I’ve heard Tommy twice maybe 10 years ago, he was an elederly person and had a break in piping of many years before. He played the tunes very laid back, but full of energy and emotion, just grat!!

I think this was recorded in the mid-seventies. 1977?

Patrick Sky posted the following on the Chiff & Fipple web site January 12, 2005:

I first met Tommy Reck at Seamus Ennis’ and Liam O’Flynn’s apartment located in Ballsbridge, Duiblin around 1971 ( my dates might be incorrect but they are generally accurate). Over the next year we became friends and I asked Tommy if he would be interested in making a recording for my record label. He said that he would, but his pipes were not going. That was the main reason that the other record companies did not get to record Tommy. I asked him to give me the pipes and I spent the next week making reeds and getting them going. When I returned the pipes Tommy was delighted.

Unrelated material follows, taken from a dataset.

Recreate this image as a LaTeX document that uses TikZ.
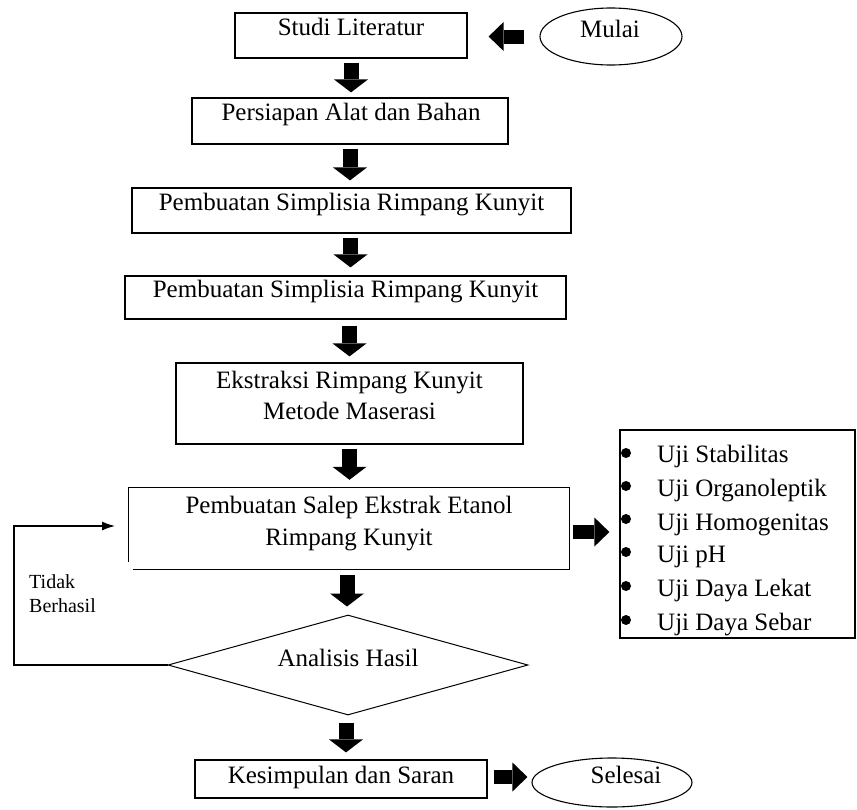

At the time Paul Brady had an apartment, also in Dublin, which I used to make Tommy’s record. On the appointed day Tommy showed up with a manuscript of tunes that he had collected over the years. Tommy was an excellent sight reader. We spent a couple of days going through tunes and recording, with Tommy and the microphones sitting in a stairwell in Paul’s apartment.

One funny thing that I remember was that after the recording was over Tommy and I went out for a pint. While standing at the bar I gave Tommy an envelope containing $500 (at the time $450.00 pounds) in cash. Tommy was stunned and said “Jaysus, I didn’t know that I was going to be paid”. 450.00 pounds was a lot of money at that time, when the average weekly pay was around $100.00 pounds,

I must say the recording and just being with Tommy was one of the high points of my life. Tommy and I remained good friends over the years until his death a while back.
Tommy by far had the sweetest, easygoing and at the same time, complicated styles of piping that I have ever heard. I sure do miss him.